Posted: Apr 9, 08 4:37pm
For fun, I will add my own how-to of how not to turn your mother’s kittens into the Marine Humane Society. I wrote before my mother died last October:
Mom has too many pets. There was Charlie, the black tomcat I gave her last year, and now Toto, the black cockapoo we got two weeks ago, her grouchy old Siamese Sabrina, and two kittens that Mom was out looking for all day and night, tottering up and down the sidewalk behind the mobile home calling them. . All day long she yells, “shut the door. The cats! Where’s Charlie!”
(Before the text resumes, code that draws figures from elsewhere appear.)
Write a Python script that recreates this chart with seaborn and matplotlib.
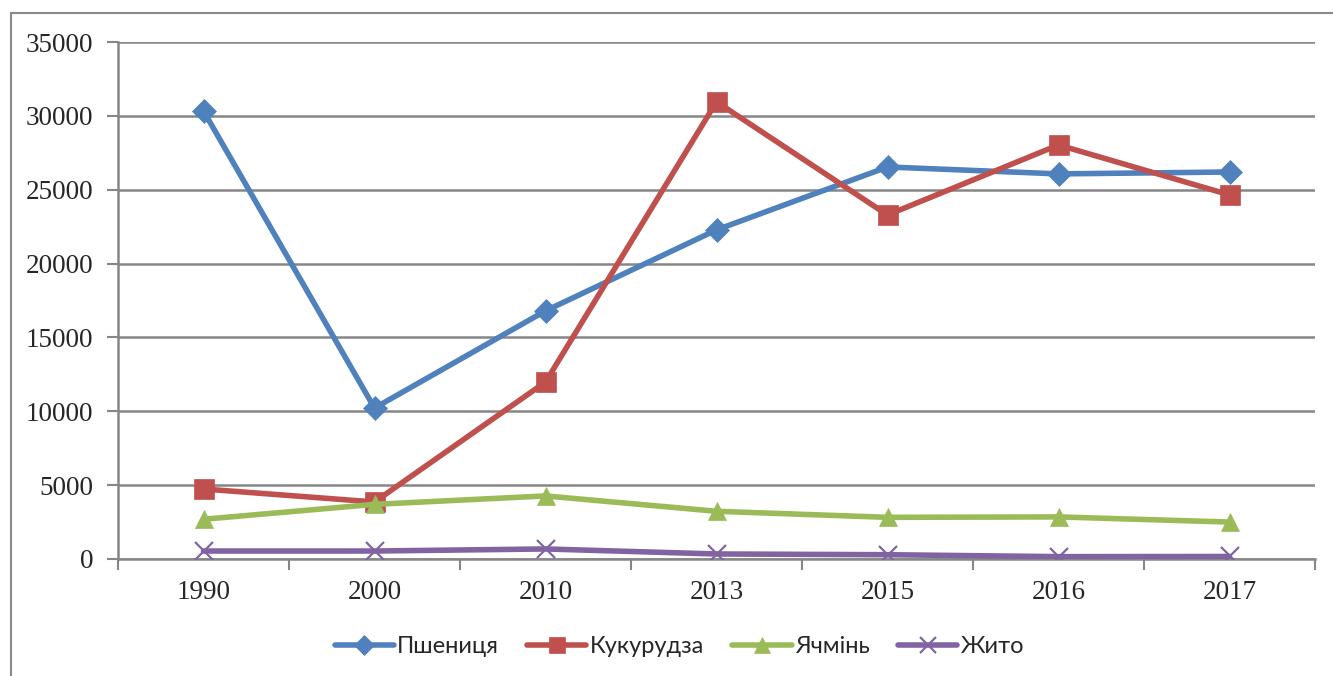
import matplotlib
matplotlib.use("Agg")
import matplotlib.pyplot as plt
from matplotlib.patches import Rectangle
from matplotlib.ticker import FixedLocator, MultipleLocator
import seaborn as sns
import pandas as pd

years = ["1990", "2000", "2010", "2013", "2015", "2016", "2017"]
wheat = [30330, 10220, 16800, 22280, 26540, 26070, 26200]
corn = [4740, 3860, 11980, 30950, 23290, 28030, 24650]
barley = [2690, 3700, 4270, 3230, 2820, 2850, 2500]
rye = [540, 540, 680, 340, 290, 160, 170]

series_names = ["Пшениця", "Кукурудза", "Ячмінь", "Жито"]
series_values = [wheat, corn, barley, rye]
colors = ["#4F81BD", "#C0504D", "#9BBB59", "#8064A2"]
markers = ["D", "s", "^", "x"]
msizes = [12, 14, 13, 13]

sns.set_theme(style="white")
plt.rcParams["font.family"] = ["Liberation Serif", "DejaVu Serif"]

fig = plt.figure(figsize=(13.33, 6.76), dpi=100)
ax = fig.add_axes([118 / 1333, 1 - 559 / 676, (1315 - 118) / 1333, (559 - 42) / 676])

grid_c = "#868686"
for name, vals, c, m, ms in zip(series_names, series_values, colors, markers, msizes):
    df = pd.DataFrame({"year": years, "value": vals})
    sns.lineplot(
        data=df, x="year", y="value", ax=ax, sort=False, color=c, lw=4,
        marker=m, markersize=ms, markeredgecolor=c, markerfacecolor=c,
        markeredgewidth=1.6 if m == "x" else 0.5, label=name, zorder=3,
    )

ax.set_xlim(-0.5, len(years) - 0.5)
ax.set_ylim(0, 35000)
ax.yaxis.set_major_locator(MultipleLocator(5000))
ax.set_xlabel("")
ax.set_ylabel("")

ax.grid(axis="y", color=grid_c, lw=1.8)
ax.grid(axis="x", visible=False)
ax.set_axisbelow(True)
for s in ["top", "right"]:
    ax.spines[s].set_visible(False)
for s in ["left", "bottom"]:
    ax.spines[s].set_color(grid_c)
    ax.spines[s].set_linewidth(1.8)

ax.tick_params(axis="y", which="major", length=8, width=1.5, color=grid_c,
               labelsize=19.5, pad=10, left=True)
ax.tick_params(axis="x", which="major", length=0, labelsize=19.5, pad=15)
ax.xaxis.set_minor_locator(FixedLocator([i - 0.5 for i in range(len(years) + 1)]))
ax.tick_params(axis="x", which="minor", length=8, width=1.5, color=grid_c, bottom=True)

leg = ax.legend(loc="center", bbox_to_anchor=(0.469, -0.17), ncol=4, frameon=False,
                prop={"family": ["Lato", "DejaVu Sans"], "size": 17},
                handlelength=2.5, columnspacing=1.2, handletextpad=0.15,
                markerscale=0.85)

fig.patches.append(Rectangle((11 / 1333, -0.05), 1.2, 1 - 13 / 676 + 0.05,
                             transform=fig.transFigure, fill=False,
                             edgecolor="#8a8a8a", lw=1.5, zorder=0))

fig.savefig("out.png", dpi=100)
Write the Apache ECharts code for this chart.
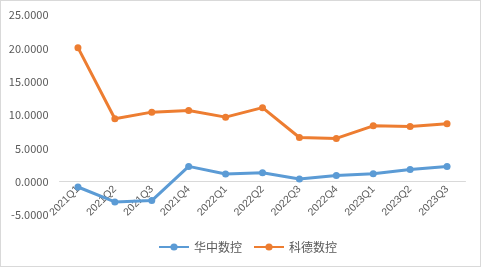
<!DOCTYPE html>
<html><head><meta charset="utf-8">
<script src="https://cdn.jsdelivr.net/npm/echarts@6/dist/echarts.min.js"></script>
<style>html,body{margin:0;padding:0;background:#fff}#c{width:479px;height:265px;border:1px solid #d9d9d9}</style>
</head><body><div id="c"></div>
<script>
const categories = ['2021Q1','2021Q2','2021Q3','2021Q4','2022Q1','2022Q2','2022Q3','2022Q4','2023Q1','2023Q2','2023Q3'];
const huazhong = [-0.80,-3.04,-2.84,2.29,1.14,1.35,0.40,0.94,1.20,1.84,2.29];
const kede = [20.10,9.43,10.43,10.67,9.68,11.10,6.63,6.49,8.38,8.28,8.68];
const seriesNames = ['华中数控','科德数控'];
const chart = echarts.init(document.getElementById('c'));
const font = '"Microsoft YaHei","Noto Sans CJK SC",sans-serif';
const gridTop = 14, gridBottom = 51, H = 265;
const yMin = -5, yMax = 25;
const zeroOffset = (H - gridTop - gridBottom) * (0 - yMin) / (yMax - yMin);
chart.setOption({
  animation:false,
  textStyle:{fontFamily:font},
  grid:{left:58.5,right:14.5,top:gridTop,bottom:gridBottom},
  legend:{top:235,left:152,itemWidth:30,itemHeight:9,itemGap:11,
    textStyle:{color:'#595959',fontSize:12,fontFamily:font},data:seriesNames},
  xAxis:{type:'category',data:categories,position:'bottom',offset:-zeroOffset,
    axisLine:{onZero:false,lineStyle:{color:'#d9d9d9',width:1}},
    axisTick:{show:false},
    axisLabel:{rotate:45,color:'#595959',fontSize:10.5,margin:6,interval:0,hideOverlap:false,fontFamily:'"Liberation Sans",sans-serif'}},
  yAxis:{type:'value',min:yMin,max:yMax,interval:5,
    splitLine:{show:false},axisLine:{show:false},axisTick:{show:false},
    axisLabel:{color:'#595959',fontSize:11,margin:11,formatter:v=>v.toFixed(4),fontFamily:font}},
  series:[
    {name:seriesNames[0],type:'line',data:huazhong,symbol:'circle',symbolSize:7,
     lineStyle:{width:3,color:'#5B9BD5'},itemStyle:{color:'#5B9BD5'}},
    {name:seriesNames[1],type:'line',data:kede,symbol:'circle',symbolSize:7,
     lineStyle:{width:3,color:'#ED7D31'},itemStyle:{color:'#ED7D31'}}
  ]
});
</script></body></html>
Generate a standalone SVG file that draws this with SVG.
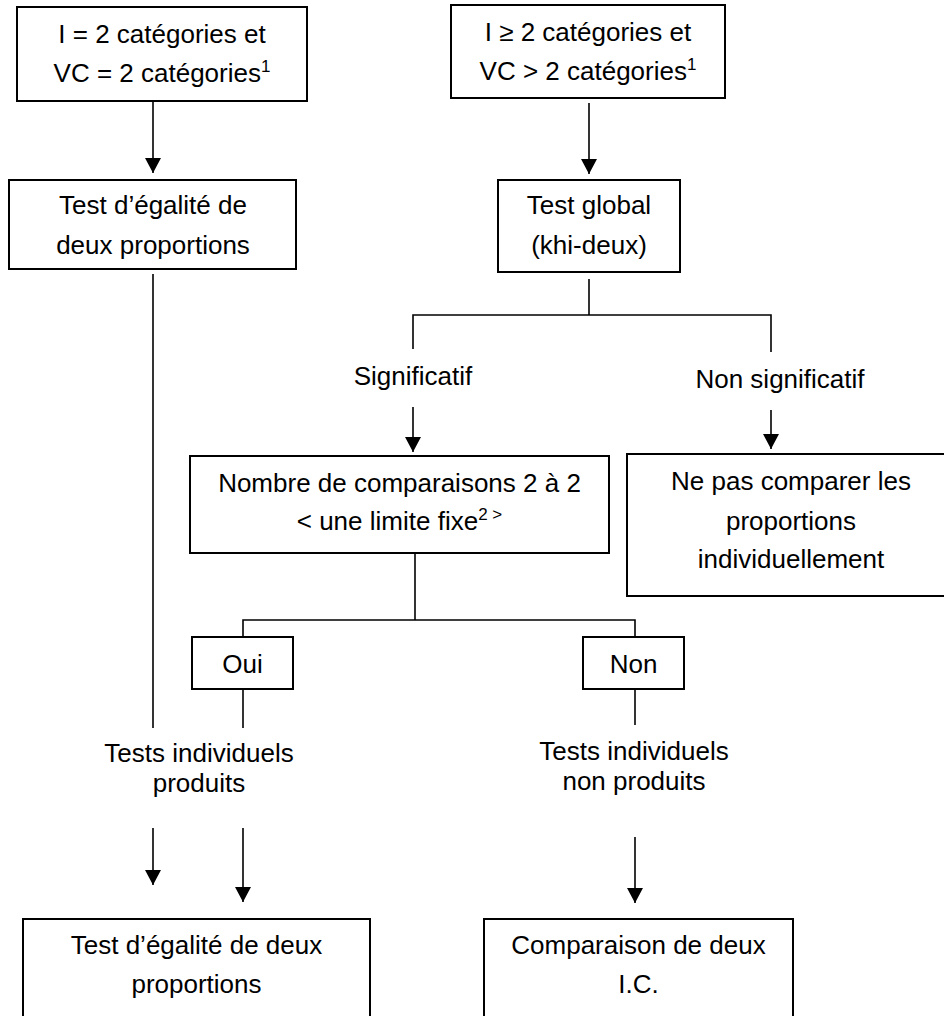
<svg xmlns="http://www.w3.org/2000/svg" width="944" height="1016" viewBox="0 0 944 1016">
<style>
.box{fill:#fff;stroke:#000;stroke-width:2}
.t{font-family:"Liberation Sans",Arial,sans-serif;font-size:26px;fill:#000;text-anchor:middle}
.c{stroke:#000;stroke-width:1.6;fill:none}
.sup{font-size:17px}
</style>
<defs>
<marker id="ah" markerUnits="userSpaceOnUse" markerWidth="16" markerHeight="16" viewBox="0 0 16 16" refX="15" refY="8" orient="auto">
<path d="M0,0 L15,8 L0,16 Z" fill="#000"/>
</marker>
</defs>
<rect width="944" height="1016" fill="#fff"/>
<g id="connectors">
<line class="c" x1="153" y1="101" x2="153" y2="173" marker-end="url(#ah)"/>
<line class="c" x1="153" y1="274" x2="153" y2="728"/>
<line class="c" x1="153" y1="828" x2="153" y2="885" marker-end="url(#ah)"/>
<line class="c" x1="589" y1="103" x2="589" y2="174" marker-end="url(#ah)"/>
<line class="c" x1="589" y1="279" x2="589" y2="315"/>
<polyline class="c" points="413,349 413,315 771,315 771,352"/>
<line class="c" x1="413" y1="407" x2="413" y2="452" marker-end="url(#ah)"/>
<line class="c" x1="771" y1="410" x2="771" y2="449" marker-end="url(#ah)"/>
<line class="c" x1="415" y1="553" x2="415" y2="620"/>
<polyline class="c" points="243,637 243,620 635,620 635,637"/>
<line class="c" x1="243" y1="689" x2="243" y2="728"/>
<line class="c" x1="243" y1="828" x2="243" y2="902" marker-end="url(#ah)"/>
<line class="c" x1="635" y1="689" x2="635" y2="725"/>
<line class="c" x1="635" y1="837" x2="635" y2="903" marker-end="url(#ah)"/>
</g>
<g id="n1"><rect class="box" x="17" y="7" width="290" height="94"/>
<text class="t" x="162" y="43">I = 2 catégories et</text>
<text class="t" x="162" y="82">VC = 2 catégories<tspan class="sup" dy="-10">1</tspan></text></g>
<g id="n2"><rect class="box" x="9" y="180" width="287" height="89"/>
<text class="t" x="153" y="214">Test d’égalité de</text>
<text class="t" x="153" y="254">deux proportions</text></g>
<g id="n3"><rect class="box" x="451" y="5" width="274" height="93"/>
<text class="t" x="588" y="41">I ≥ 2 catégories et</text>
<text class="t" x="588" y="80">VC &gt; 2 catégories<tspan class="sup" dy="-10">1</tspan></text></g>
<g id="n4"><rect class="box" x="498" y="180" width="182" height="92"/>
<text class="t" x="589" y="214">Test global</text>
<text class="t" x="589" y="254">(khi-deux)</text></g>
<g id="l1"><text class="t" x="413" y="385">Significatif</text></g>
<g id="l2"><text class="t" x="780" y="388">Non significatif</text></g>
<g id="n5"><rect class="box" x="190" y="456" width="419" height="97"/>
<text class="t" x="399.5" y="492">Nombre de comparaisons 2 à 2</text>
<text class="t" x="399.5" y="530">&lt; une limite fixe<tspan class="sup" dy="-10">2 &gt;</tspan></text></g>
<g id="n6"><rect class="box" x="627" y="454" width="330" height="142"/>
<text class="t" x="791" y="490">Ne pas comparer les</text>
<text class="t" x="791" y="530">proportions</text>
<text class="t" x="791" y="568">individuellement</text></g>
<g id="oui"><rect class="box" x="192" y="637" width="101" height="52"/>
<text class="t" x="242.5" y="673">Oui</text></g>
<g id="non"><rect class="box" x="583" y="637" width="101" height="52"/>
<text class="t" x="633.5" y="673">Non</text></g>
<g id="l3"><text class="t" x="199" y="762">Tests individuels</text>
<text class="t" x="199" y="792">produits</text></g>
<g id="l4"><text class="t" x="634" y="760">Tests individuels</text>
<text class="t" x="634" y="790">non produits</text></g>
<g id="n7"><rect class="box" x="23" y="919" width="347" height="120"/>
<text class="t" x="196.5" y="954">Test d’égalité de deux</text>
<text class="t" x="196.5" y="993">proportions</text></g>
<g id="n8"><rect class="box" x="484" y="919" width="309" height="120"/>
<text class="t" x="638.5" y="954">Comparaison de deux</text>
<text class="t" x="638.5" y="993">I.C.</text></g>
</svg>
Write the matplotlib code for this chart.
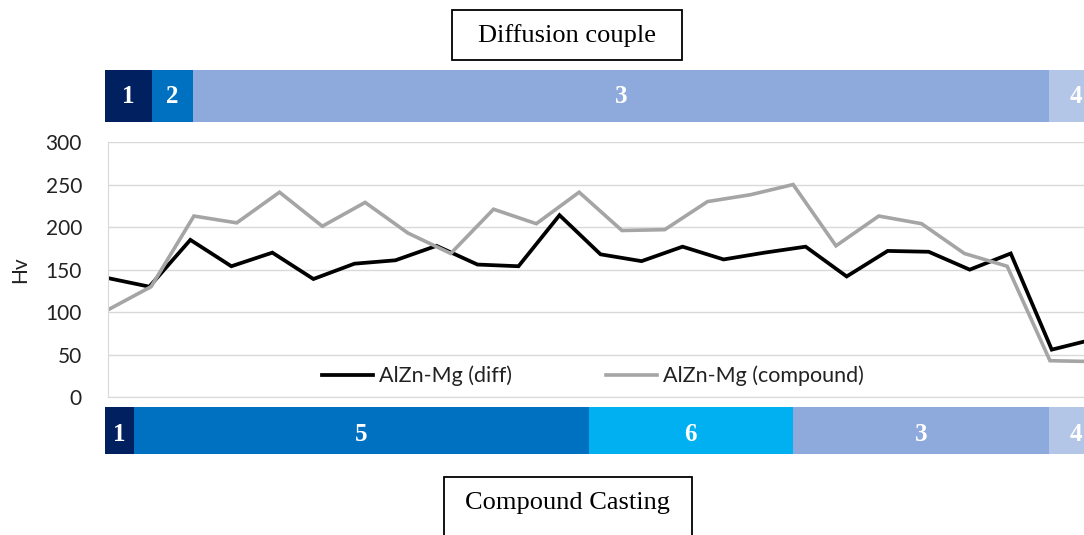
import matplotlib
matplotlib.use("Agg")
import matplotlib.pyplot as plt
from matplotlib.patches import Rectangle
import numpy as np

# hardness profiles (Hv)
hv_diff = [140, 130, 185, 154, 170, 139, 157, 161, 178, 156, 154, 214, 168,
           160, 177, 162, 170, 177, 142, 172, 171, 150, 169, 56, 68]
hv_compound = [103, 130, 213, 205, 241, 201, 229, 193, 169, 221, 204, 241,
               196, 197, 230, 238, 250, 178, 213, 204, 169, 154, 43, 42]

# measurement positions: both profiles cover the same length
x_diff = np.linspace(0, 24, len(hv_diff))
x_compound = np.linspace(0, 24, len(hv_compound))

# zones above (diffusion couple) and below (compound casting) the chart
top_zones = ["1", "2", "3", "4"]
top_edges = [-0.08, 1.06, 2.06, 22.94, 25.0]
bottom_zones = ["1", "5", "6", "3", "4"]
bottom_edges = [-0.08, 0.63, 11.72, 16.68, 22.94, 25.0]
zone_colors = {"1": "#002060", "2": "#0070C0", "5": "#0070C0",
               "6": "#00B0F0", "3": "#8EA9DB", "4": "#B4C6E7"}

W, H = 1084, 535
fig = plt.figure(figsize=(W / 100, H / 100), dpi=100)


def fx(px):
    return px / W


def fy(py):
    return 1 - py / H


left = fx(108.3)
x_right = (W - 108.3) / 41.02

ax = fig.add_axes([left, fy(397.3), 1 - left, fy(142) - fy(397.3)])
ax.plot(x_diff, hv_diff, color="black", lw=2.7, label="AlZn-Mg (diff)",
        solid_joinstyle="miter")
ax.plot(x_compound, hv_compound, color="#A5A5A5", lw=2.6,
        label="AlZn-Mg (compound)", solid_joinstyle="miter")
ax.set_xlim(0, x_right)
ax.set_ylim(0, 300)
ax.set_yticks(range(0, 301, 50))
ax.set_xticks([])
ax.grid(axis="y", color="#D9D9D9", lw=1.0)
ax.set_axisbelow(True)
for side in ["top", "right"]:
    ax.spines[side].set_visible(False)
ax.spines["left"].set_color("#D9D9D9")
ax.spines["bottom"].set_color("#D9D9D9")
ax.tick_params(axis="y", length=0, pad=19, labelsize=15)
for t in ax.get_yticklabels():
    t.set_fontfamily("Lato")
    t.set_color("#222222")

fig.text(fx(20), fy(270), "Hv", rotation=90, ha="center", va="center",
         fontsize=15, family="Lato", color="#222222")

ax.legend(loc="center", bbox_to_anchor=(fx(593), fy(376)),
          bbox_transform=fig.transFigure, ncol=2, frameon=False,
          prop={"family": "Lato", "size": 15.5}, handlelength=2.37,
          handletextpad=0.25, columnspacing=4.4, labelcolor="#222222")


def draw_band(y_top, y_bot, zones, edges, text_dy):
    bax = fig.add_axes([left, fy(y_bot), 1 - left, fy(y_top) - fy(y_bot)])
    bax.set_xlim(0, x_right)
    bax.set_ylim(0, 1)
    bax.axis("off")
    for i, name in enumerate(zones):
        x0, x1 = edges[i], edges[i + 1]
        bax.add_patch(Rectangle((x0, 0), x1 - x0, 1, color=zone_colors[name],
                                clip_on=False, lw=0))
        xc = (x0 + min(x1, x_right + 0.45)) / 2
        bax.text(xc, 0.5 + text_dy, name, ha="center", va="center",
                 color="white", fontsize=18, fontweight="bold",
                 family="Liberation Serif", clip_on=False)


draw_band(70, 122.3, top_zones, top_edges, 0.0)
draw_band(407.3, 453.7, bottom_zones, bottom_edges, -0.08)

# caption boxes
fig.patches.append(Rectangle((fx(452), fy(60)), fx(682) - fx(452), fy(10) - fy(60),
                             transform=fig.transFigure, fill=False,
                             edgecolor="black", lw=1.3))
fig.text(fx(567), fy(36), "Diffusion couple", ha="center", va="center",
         fontsize=19, family="Liberation Serif")
fig.patches.append(Rectangle((fx(444), fy(560)), fx(692) - fx(444), fy(477) - fy(560),
                             transform=fig.transFigure, fill=False,
                             edgecolor="black", lw=1.3))
fig.text(fx(567), fy(503), "Compound Casting", ha="center", va="center",
         fontsize=19, family="Liberation Serif")

fig.savefig("out.png", dpi=100)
I arrived one day before starting a new class in memoir writing at Book Passage, five miles south in Corte Madera. Mickey met me on the porch. Tank top and jean shorts, as usual. “You have to do something about all these goddam cats before I leave,” she said.
We ganged up on Mom, who reluctantly agreed. “It’s your choice, Mom,” Mickey said, and Mom flared up. “Of course it’s my choice. Whose choice would it be?”
So while Mom smoked stoically on the porch we borrowed a cat box from the neighbor across the street, Pam—and spent longer than I thought we would catching the kittens and stuffing them in, only to have one go out again. At one point Mickey and I were lying across the daybed with our butts in the air, Mickey swearing the kitten we call Gigi was in the lining underneath. Mom stayed out on the porch, her tall form slouched around the Merit Ultra Light we let her have, because why not, now.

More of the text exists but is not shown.